Unstructured data: The gateway for cybercriminals
Whilst SaaS applications house large volumes of structured and unstructured data, it is the unstructured data that causes companies the biggest problems – think selfies, videos, audio files, even email files. Lacking proper identity security policies which can govern employee access to these SaaS apps and the data stored in them is a major cybersecurity risk for organizations, with unstructured data the leading contributor to the rise in security compromise.
To gain a better understanding of the risks companies face with regards to SaaS applications and the data they store, we recently conducted a survey with Dimensional Research to better recognize the state of unstructured data and surrounding security practices.
This research shows the complexities arising in keeping our data secure, and under control. Already we see 92 percent of companies moving their unstructured data to the cloud. However, 76 percent of companies having encountered challenges with protecting their unstructured data, including unauthorized access, data loss, compliance fines and more.
More than 4 out of 10 companies admitted they don’t know where all of their unstructured data is located. Nearly every company surveyed reported managing access to unstructured data as difficult, specifying numerous challenges such as too much data, a lack of single access solution for multiple repositories and lack of visibility into access – including where data lives and who owns it.
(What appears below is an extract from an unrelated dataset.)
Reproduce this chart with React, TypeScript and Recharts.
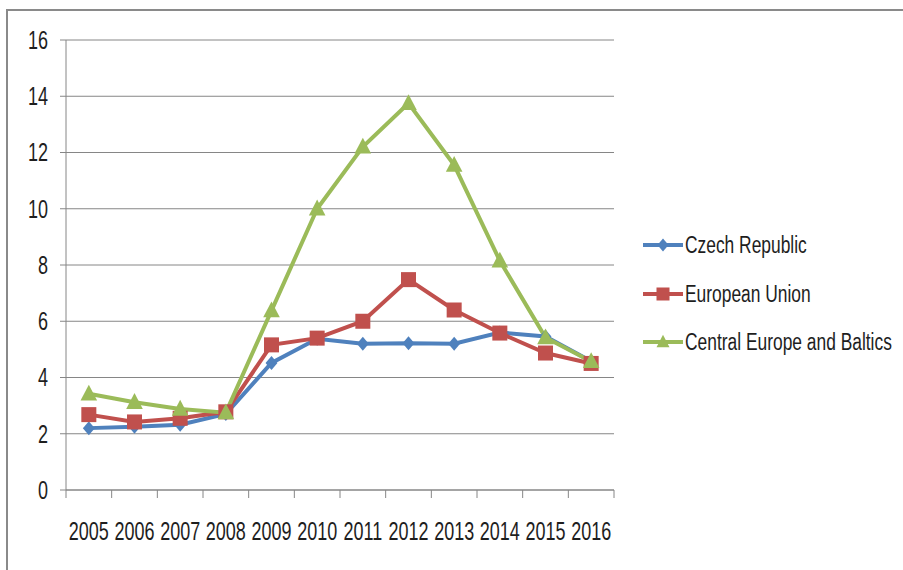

In fact, 68 percent of those surveyed indicated that they have low confidence in their ability to identify the correct data owner.
The answer? Access
It is unsurprising, given this data, that a Canalys report found companies spending record sums on cybersecurity in order to protect the rapid digital transformation we have experienced over the last year. 50 percent of European businesses stated that investing in new security technology was their highest prevention spending priority. Yet, despite these efforts and intentions, the number of successful attacks continues to be higher than ever, with Canalys reporting that “more records were compromised in just 12 months than in the previous 15 years combined.”
Looking even more closely at the research, we can connect the dots between these findings and the rise in cloud adoption, the unstructured data that resides in the apps and systems in the cloud, and IT’s attempts at securing this monster network of information. The answer lies in access. Our survey found more than a quarter of companies fail to perform regular reviews of user access privileges, with one-third of companies lacking real-time alerting when unauthorized access occurs with unstructured data.
Identity is key
There are clear challenges when it comes to governing unstructured data. Yet, businesses are struggling to put the correct procedures in place to reduce risk. It starts with going back to basics. IT professionals need to understand what data is stored, who owns it and who has access to it. But is it really that simple?
Over half of companies (53 percent) reported that updating access privileges is a manual process and this can eat up resources. Resources that IT teams often don’t have. Managing permissions alone results in having to add new users, update privileges as roles change and remove access for those leaving the company. This is a labor-intensive task even for companies with minimal churn. But leaving a business open to such a high level of risk is likely to have a detrimental impact on everything from reputation to finances – a far greater threat than stretched resources.
By extending identity security at the implementation stage to manage data access, there is hope. This solution provides an automated approach for updating user access levels, logging where data is, clarifying the type of data stored, and alerting companies to unauthorized access. When IT has all the information and visibility on an organization’s users and their access – both data and applications – they have the power to quickly make the right decisions, even in the event of a data breach.
With the migration to cloud and an increasing reliance on various repositories and independent tools, managing unstructured data is even more of a challenge. In fact, most surveyed listed “No single solution to manage access across all unstructured data repositories” as the top issue when it comes to managing unstructured data. Companies therefore need to find a solution that manages access across both cloud and on-premises repositories, and that acts as a single source of truth about both the data and its users.